▸ **To be done**: Without including the pictures, copy out every line below.
▼
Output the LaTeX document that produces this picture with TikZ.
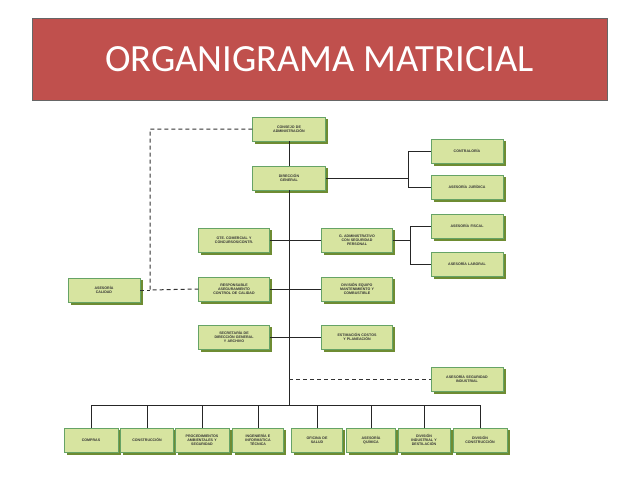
\documentclass[tikz,border=0pt]{standalone}
\usepackage{fontspec}
\setmainfont{Liberation Sans}
\newfontfamily\titlefont{Carlito}
\begin{document}
\begin{tikzpicture}[x=1pt,y=-1pt,
 bx/.style={draw=green!40!black!60, line width=0.4pt, fill={rgb,255:red,215;green,228;blue,160},
   minimum height=24pt, align=center, font=\fontsize{3.6}{4.2}\selectfont\bfseries, text=black!80,
   inner sep=1pt},
 sh/.style={fill={rgb,255:red,110;green,140;blue,50}},
 ln/.style={draw=black!85, line width=1pt},
 dl/.style={draw=black!80, line width=1pt, dash pattern=on 4pt off 3pt}]
\useasboundingbox (0,0) rectangle (638,479);
\node[draw=black!60, fill={rgb,255:red,192;green,80;blue,77}, minimum width=575pt, minimum height=82pt,
  text=white, font=\titlefont\fontsize{38.5}{42}\selectfont] (title) at (319.5,59) {ORGANIGRAMA MATRICIAL};
\newcommand{\bxn}[5]{% name, x, y, width, text
  \fill[sh] (#2-#4/2+2.5,#3-10) rectangle (#2+#4/2+2.5,#3+14.5);
  \node[bx, minimum width=#4 pt, text width=#4 pt - 4pt] (#1) at (#2,#3) {#5};}
\bxn{cons}{289}{129}{73}{CONSEJO DE\\ADMINISTRACIÓN}
\bxn{dir}{289}{178}{73}{DIRECCIÓN\\GENERAL}
\bxn{contr}{467}{151}{72}{CONTRALORÍA}
\bxn{jur}{467}{187}{72}{ASESORÍA JURÍDICA}
\bxn{fis}{467}{226}{72}{ASESORÍA FISCAL}
\bxn{lab}{467}{264}{72}{ASESORÍA LABORAL}
\bxn{com}{234}{240}{71}{GTE. COMERCIAL Y\\CONCURSOS/CONTR.}
\bxn{adm}{357}{240}{71}{G. ADMINISTRATIVO\\CON SEGURIDAD\\PERSONAL}
\bxn{resp}{234}{289}{71}{RESPONSABLE\\ASEGURAMIENTO\\CONTROL DE CALIDAD}
\bxn{equ}{357}{289}{71}{DIVISIÓN EQUIPO\\MANTENIMIENTO Y\\COMBUSTIBLE}
\bxn{sec}{234}{337}{71}{SECRETARÍA DE\\DIRECCIÓN GENERAL\\Y ARCHIVO}
\bxn{est}{357}{337}{71}{ESTIMACIÓN COSTOS\\Y PLANEACIÓN}
\bxn{cal}{104}{290}{72}{ASESORÍA\\CALIDAD}
\bxn{seg}{467}{379}{72}{ASESORÍA SEGURIDAD\\INDUSTRIAL}
\bxn{b1}{91}{440}{54}{COMPRAS}
\bxn{b2}{147}{440}{53}{CONSTRUCCIÓN}
\bxn{b3}{202}{440}{54}{PROCEDIMIENTOS\\AMBIENTALES Y\\SEGURIDAD}
\bxn{b4}{258}{440}{51}{INGENIERÍA E\\INFORMÁTICA\\TÉCNICA}
\bxn{b5}{317}{440}{51}{OFICINA DE\\SALUD}
\bxn{b6}{371}{440}{49}{ASESORÍA\\QUÍMICA}
\bxn{b7}{424}{440}{52}{DIVISIÓN\\INDUSTRIAL Y\\DESTILACIÓN}
\bxn{b8}{480}{440}{54}{DIVISIÓN\\CONSTRUCCIÓN}
\coordinate (bus) at (289,405);
\coordinate (tseg) at (289,379);
\coordinate (dk) at (150,129);
\coordinate (dc) at (150,290);
\draw[ln] (cons.south) -- (dir.north);
\draw[ln] (dir.south) -- (bus);
\draw[ln] (dir.east) -- (408,178) (408,151) -- (408,187);
\draw[ln] (408,151) -- (contr.west);
\draw[ln] (408,187) -- (jur.west);
\draw[ln] (com.east) -- (adm.west);
\draw[ln] (resp.east) -- (equ.west);
\draw[ln] (sec.east) -- (est.west);
\draw[ln] (adm.east) -- (410,240) (410,226) -- (410,264);
\draw[ln] (410,226) -- (fis.west);
\draw[ln] (410,264) -- (lab.west);
\draw[ln] (91,405) -- (480,405);
\foreach \b in {b1,b2,b3,b4,b5,b6,b7,b8} \draw[ln] (\b.north |- bus) -- (\b.north);
\draw[dl] (cons.west) -- (dk) -- (dc) -- (resp.west);
\draw[dl] (cal.east) -- (dc);
\draw[dl] (tseg) -- (seg.west);
\end{tikzpicture}
\end{document}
▲
▸ **Full answer**:
Output the LaTeX document that produces this picture with TikZ.
\documentclass[tikz,border=0pt]{standalone}
\usepackage{fontspec}
\setmainfont{Liberation Sans}
\newfontfamily\titlefont{Carlito}
\begin{document}
\begin{tikzpicture}[x=1pt,y=-1pt,
 bx/.style={draw=green!40!black!60, line width=0.4pt, fill={rgb,255:red,215;green,228;blue,160},
   minimum height=24pt, align=center, font=\fontsize{3.6}{4.2}\selectfont\bfseries, text=black!80,
   inner sep=1pt},
 sh/.style={fill={rgb,255:red,110;green,140;blue,50}},
 ln/.style={draw=black!85, line width=1pt},
 dl/.style={draw=black!80, line width=1pt, dash pattern=on 4pt off 3pt}]
\useasboundingbox (0,0) rectangle (638,479);
\node[draw=black!60, fill={rgb,255:red,192;green,80;blue,77}, minimum width=575pt, minimum height=82pt,
  text=white, font=\titlefont\fontsize{38.5}{42}\selectfont] (title) at (319.5,59) {ORGANIGRAMA MATRICIAL};
\newcommand{\bxn}[5]{% name, x, y, width, text
  \fill[sh] (#2-#4/2+2.5,#3-10) rectangle (#2+#4/2+2.5,#3+14.5);
  \node[bx, minimum width=#4 pt, text width=#4 pt - 4pt] (#1) at (#2,#3) {#5};}
\bxn{cons}{289}{129}{73}{CONSEJO DE\\ADMINISTRACIÓN}
\bxn{dir}{289}{178}{73}{DIRECCIÓN\\GENERAL}
\bxn{contr}{467}{151}{72}{CONTRALORÍA}
\bxn{jur}{467}{187}{72}{ASESORÍA JURÍDICA}
\bxn{fis}{467}{226}{72}{ASESORÍA FISCAL}
\bxn{lab}{467}{264}{72}{ASESORÍA LABORAL}
\bxn{com}{234}{240}{71}{GTE. COMERCIAL Y\\CONCURSOS/CONTR.}
\bxn{adm}{357}{240}{71}{G. ADMINISTRATIVO\\CON SEGURIDAD\\PERSONAL}
\bxn{resp}{234}{289}{71}{RESPONSABLE\\ASEGURAMIENTO\\CONTROL DE CALIDAD}
\bxn{equ}{357}{289}{71}{DIVISIÓN EQUIPO\\MANTENIMIENTO Y\\COMBUSTIBLE}
\bxn{sec}{234}{337}{71}{SECRETARÍA DE\\DIRECCIÓN GENERAL\\Y ARCHIVO}
\bxn{est}{357}{337}{71}{ESTIMACIÓN COSTOS\\Y PLANEACIÓN}
\bxn{cal}{104}{290}{72}{ASESORÍA\\CALIDAD}
\bxn{seg}{467}{379}{72}{ASESORÍA SEGURIDAD\\INDUSTRIAL}
\bxn{b1}{91}{440}{54}{COMPRAS}
\bxn{b2}{147}{440}{53}{CONSTRUCCIÓN}
\bxn{b3}{202}{440}{54}{PROCEDIMIENTOS\\AMBIENTALES Y\\SEGURIDAD}
\bxn{b4}{258}{440}{51}{INGENIERÍA E\\INFORMÁTICA\\TÉCNICA}
\bxn{b5}{317}{440}{51}{OFICINA DE\\SALUD}
\bxn{b6}{371}{440}{49}{ASESORÍA\\QUÍMICA}
\bxn{b7}{424}{440}{52}{DIVISIÓN\\INDUSTRIAL Y\\DESTILACIÓN}
\bxn{b8}{480}{440}{54}{DIVISIÓN\\CONSTRUCCIÓN}
\coordinate (bus) at (289,405);
\coordinate (tseg) at (289,379);
\coordinate (dk) at (150,129);
\coordinate (dc) at (150,290);
\draw[ln] (cons.south) -- (dir.north);
\draw[ln] (dir.south) -- (bus);
\draw[ln] (dir.east) -- (408,178) (408,151) -- (408,187);
\draw[ln] (408,151) -- (contr.west);
\draw[ln] (408,187) -- (jur.west);
\draw[ln] (com.east) -- (adm.west);
\draw[ln] (resp.east) -- (equ.west);
\draw[ln] (sec.east) -- (est.west);
\draw[ln] (adm.east) -- (410,240) (410,226) -- (410,264);
\draw[ln] (410,226) -- (fis.west);
\draw[ln] (410,264) -- (lab.west);
\draw[ln] (91,405) -- (480,405);
\foreach \b in {b1,b2,b3,b4,b5,b6,b7,b8} \draw[ln] (\b.north |- bus) -- (\b.north);
\draw[dl] (cons.west) -- (dk) -- (dc) -- (resp.west);
\draw[dl] (cal.east) -- (dc);
\draw[dl] (tseg) -- (seg.west);
\end{tikzpicture}
\end{document}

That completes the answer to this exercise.